# EXERCISE AIM
Among the lines below, list those containing the string "this".

══ INFORMATION PROVIDED

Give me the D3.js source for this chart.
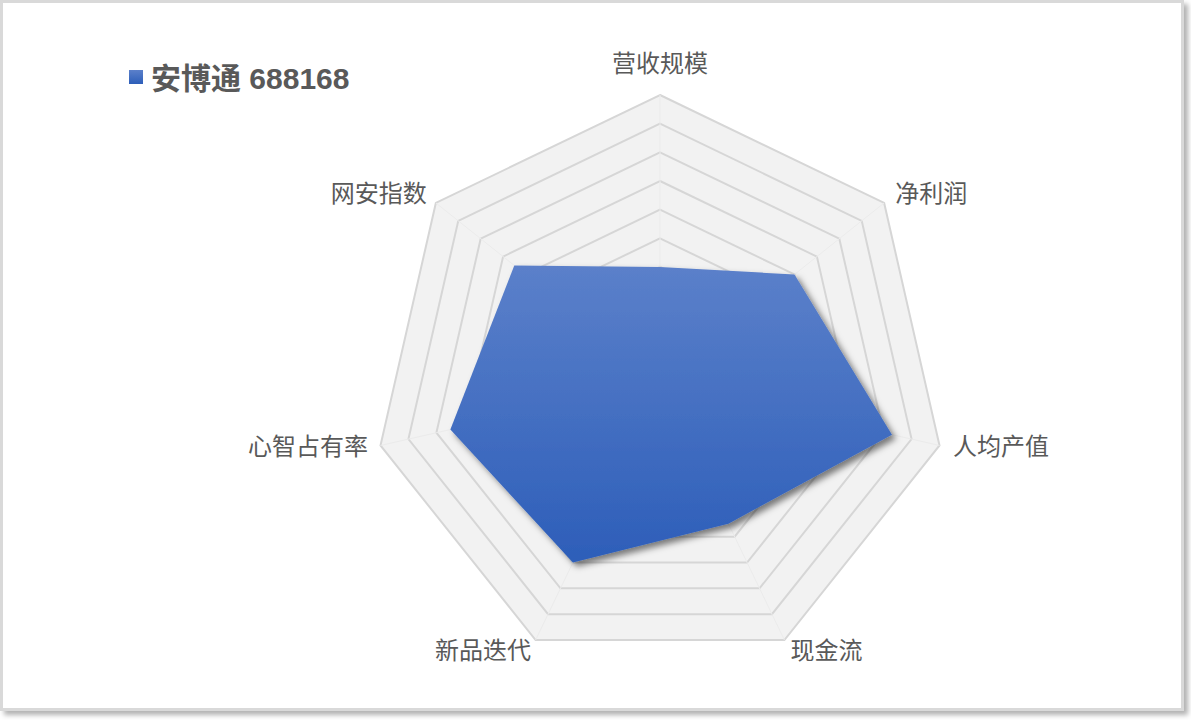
<!DOCTYPE html>
<html>
<head>
<meta charset="utf-8">
<script src="https://cdn.jsdelivr.net/npm/d3@7"></script>
<style>
  body { margin: 0; background: #fff; }
  svg { display: block; }
</style>
</head>
<body>
<div id="chart-area"></div>
<script>
// data
const indicators = ["营收规模", "净利润", "人均产值", "现金流", "新品迭代", "心智占有率", "网安指数"]
const scores = [4, 6, 8.3, 5.5, 7, 7.5, 6.5]
const seriesName = "安博通 688168"
const levels = [10, 9, 8, 7, 6, 5, 4, 3, 2, 1]

const WIDTH = 1191
const HEIGHT = 720
const CX = 660, CY = 381.7, RADIUS = 286.7

// label nudges relative to the outer vertex
const labelNudge = [[0, -31, "middle"], [11, -9, "start"], [13.5, 1.5, "start"], [6, 11, "start"],
  [-4.6, 11, "end"], [-12.5, 1.5, "end"], [-9, -9, "end"]]

const svg = d3.select("#chart-area").append("svg")
  .attr("width", WIDTH)
  .attr("height", HEIGHT)

const defs = svg.append("defs")

const frameShadow = defs.append("filter").attr("id", "frame-shadow")
  .attr("x", "-5%").attr("y", "-5%").attr("width", "110%").attr("height", "110%")
frameShadow.append("feDropShadow")
  .attr("dx", 4).attr("dy", 4).attr("stdDeviation", 2.5)
  .attr("flood-color", "#000").attr("flood-opacity", 0.3)

const polyShadow = defs.append("filter").attr("id", "poly-shadow")
  .attr("x", "-20%").attr("y", "-20%").attr("width", "140%").attr("height", "140%")
polyShadow.append("feDropShadow")
  .attr("dx", 4).attr("dy", 4).attr("stdDeviation", 3)
  .attr("flood-color", "#000").attr("flood-opacity", 0.5)

const blueGrad = defs.append("linearGradient").attr("id", "blue-grad")
  .attr("x1", 0).attr("y1", 0).attr("x2", 0).attr("y2", 1)
blueGrad.append("stop").attr("offset", "0%").attr("stop-color", "#5b80ca")
blueGrad.append("stop").attr("offset", "100%").attr("stop-color", "#2d5eb9")

// frame
svg.append("rect")
  .attr("x", 1.5).attr("y", 1.5)
  .attr("width", 1181).attr("height", 708)
  .attr("fill", "#fff")
  .attr("stroke", "#d9d9d9")
  .attr("stroke-width", 3)
  .attr("filter", "url(#frame-shadow)")

const g = svg.append("g")
  .attr("transform", `translate(${CX}, ${CY})`)

// Scales
const r = d3.scaleLinear()
  .domain([0, 10])
  .range([0, RADIUS])

const angle = d3.scalePoint()
  .domain(indicators)
  .range([0, 2 * Math.PI * (indicators.length - 1) / indicators.length])

const radarLine = d3.lineRadial()
  .angle((d, i) => angle(indicators[i]))
  .radius(d => r(d))
  .curve(d3.curveLinearClosed)

// grid rings
g.selectAll(".ring")
  .data(levels)
  .enter().append("path")
  .attr("class", "ring")
  .attr("d", lv => radarLine(indicators.map(() => lv)))
  .attr("fill", "#f2f2f2")
  .attr("stroke", "#d6d6d6")
  .attr("stroke-width", 2)
  .attr("stroke-linejoin", "miter")

// faint spokes
g.selectAll(".spoke")
  .data(indicators)
  .enter().append("line")
  .attr("class", "spoke")
  .attr("x1", 0).attr("y1", 0)
  .attr("x2", d => r(10) * Math.sin(angle(d)))
  .attr("y2", d => -r(10) * Math.cos(angle(d)))
  .attr("stroke", "#ebebeb")
  .attr("stroke-width", 1)

// series polygon
g.append("path")
  .datum(scores)
  .attr("d", radarLine)
  .attr("fill", "url(#blue-grad)")
  .attr("filter", "url(#poly-shadow)")

// axis labels
g.selectAll(".axis-label")
  .data(indicators)
  .enter().append("text")
  .attr("class", "axis-label")
  .attr("x", (d, i) => r(10) * Math.sin(angle(d)) + labelNudge[i][0])
  .attr("y", (d, i) => -r(10) * Math.cos(angle(d)) + labelNudge[i][1])
  .attr("dy", "0.35em")
  .attr("text-anchor", (d, i) => labelNudge[i][2])
  .attr("font-family", "'Noto Sans CJK SC', 'Noto Sans', sans-serif")
  .attr("font-size", "24px")
  .attr("fill", "#595959")
  .text(d => d)

// legend
const legend = svg.append("g")
  .attr("transform", "translate(129, 70)")

legend.append("rect")
  .attr("width", 14)
  .attr("height", 14)
  .attr("fill", "url(#blue-grad)")

legend.append("text")
  .attr("x", 22)
  .attr("y", 8)
  .attr("dy", "0.35em")
  .attr("font-family", "'Liberation Sans', 'Noto Sans CJK SC', sans-serif")
  .attr("font-weight", "bold")
  .attr("font-size", "30px")
  .attr("fill", "#595959")
  .text(seriesName)
</script>
</body>
</html>
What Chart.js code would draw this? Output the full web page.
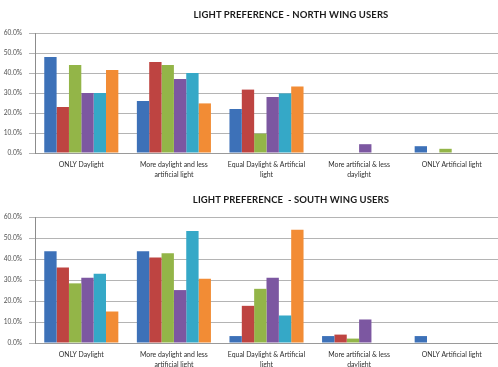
<!DOCTYPE html>
<html>
<head>
<meta charset="utf-8">
<script src="https://cdn.jsdelivr.net/npm/chart.js@4/dist/chart.umd.min.js"></script>
<style>
  html, body { margin: 0; padding: 0; background: #ffffff; }
  body { width: 498px; height: 367px; position: relative; overflow: hidden; }
  .panel { position: absolute; left: 0; width: 498px; }
  .panel canvas { display: block; }
  .title {
    position: absolute; left: 181px; width: 220px; text-align: center;
    font: bold 9.5px Lato, "DejaVu Sans", sans-serif; color: #1a1a1a;
    letter-spacing: 0.1px; white-space: nowrap;
  }
</style>
</head>
<body>
<div class="panel" style="top:0;height:186px"><canvas id="north" width="498" height="186"></canvas></div>
<div class="title" style="top:9px">LIGHT PREFERENCE - NORTH WING USERS</div>
<div class="panel" style="top:185px;height:182px"><canvas id="south" width="498" height="182"></canvas></div>
<div class="title" style="top:194px">LIGHT PREFERENCE&nbsp; - SOUTH WING USERS</div>

<script>
// Light preference categories (x axis)
const categories = [
  ['ONLY Daylight'],
  ['More daylight and less', 'artificial light'],
  ['Equal Daylight & Artificial', 'light'],
  ['More artificial & less', 'daylight'],
  ['ONLY Artificial light']
];

// Y axis ticks (percent)
const yTicks = [0, 10, 20, 30, 40, 50, 60];

// Respondent groups (one colour each)
const groupNames = ['Group 1', 'Group 2', 'Group 3', 'Group 4', 'Group 5', 'Group 6'];
const groupColors = ['#3D71B8', '#BE4441', '#93B548', '#7C57A1', '#35A8C7', '#F28C35'];

// North wing users, % per group
const north1 = [48.0, 26.0, 22.0, 0, 3.4];
const north2 = [23.0, 45.5, 31.7, 0, 0];
const north3 = [44.0, 44.0, 9.7, 0, 2.1];
const north4 = [30.0, 37.0, 28.0, 4.4, 0];
const north5 = [30.0, 40.0, 29.8, 0, 0];
const north6 = [41.5, 24.8, 33.3, 0, 0];

// South wing users, % per group
const south1 = [43.7, 43.7, 3.3, 3.3, 3.3];
const south2 = [36.0, 40.7, 17.7, 4.0, 0];
const south3 = [28.4, 42.7, 25.8, 2.1, 0];
const south4 = [31.1, 25.2, 31.1, 11.2, 0];
const south5 = [33.0, 53.3, 13.1, 0, 0];
const south6 = [15.0, 30.6, 53.9, 0, 0];

const northSeries = [north1, north2, north3, north4, north5, north6];
const southSeries = [south1, south2, south3, south4, south5, south6];

const FONT = 'Lato, "DejaVu Sans", sans-serif';

function buildChart(canvasId, series, opts) {
  const datasets = series.map((vals, i) => ({
    label: groupNames[i],
    data: vals,
    backgroundColor: groupColors[i],
    borderWidth: 0,
    categoryPercentage: 0.8,
    barPercentage: 1.0
  }));
  return new Chart(document.getElementById(canvasId), {
    type: 'bar',
    data: { labels: categories, datasets },
    options: {
      responsive: false,
      animation: false,
      devicePixelRatio: 1,
      layout: { padding: { top: opts.top, right: 0, left: 0, bottom: 0 } },
      plugins: {
        legend: { display: false },
        tooltip: { enabled: false },
        title: { display: false }
      },
      scales: {
        x: {
          grid: { display: false, drawTicks: false, tickLength: 0 },
          border: { display: true, color: '#9a9a9a', width: 1 },
          ticks: {
            color: '#2e2e2e',
            font: { family: FONT, size: 6.9, lineHeight: 1.4 },
            padding: 7,
            maxRotation: 0,
            autoSkip: false
          },
          afterFit(scale) { scale.height = opts.xHeight; }
        },
        y: {
          min: 0,
          max: yTicks[yTicks.length - 1],
          afterBuildTicks(scale) { scale.ticks = yTicks.map(v => ({ value: v })); },
          grid: { color: '#b4b4b4', lineWidth: 1, tickLength: 6, drawTicks: true },
          border: { display: true, color: '#8c8c8c', width: 1 },
          ticks: {
            color: '#505050',
            font: { family: FONT, size: 6.6 },
            padding: 7,
            callback: v => v.toFixed(1) + '%'
          },
          afterFit(scale) { scale.width = 35; }
        }
      }
    }
  });
}

buildChart('north', northSeries, { top: 33, xHeight: 33 });
buildChart('south', southSeries, { top: 32, xHeight: 24 });
</script>
</body>
</html>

════

# COMPLETED TASK
Give me the D3.js source for this chart.
What Chart.js code would draw this? Output the full web page.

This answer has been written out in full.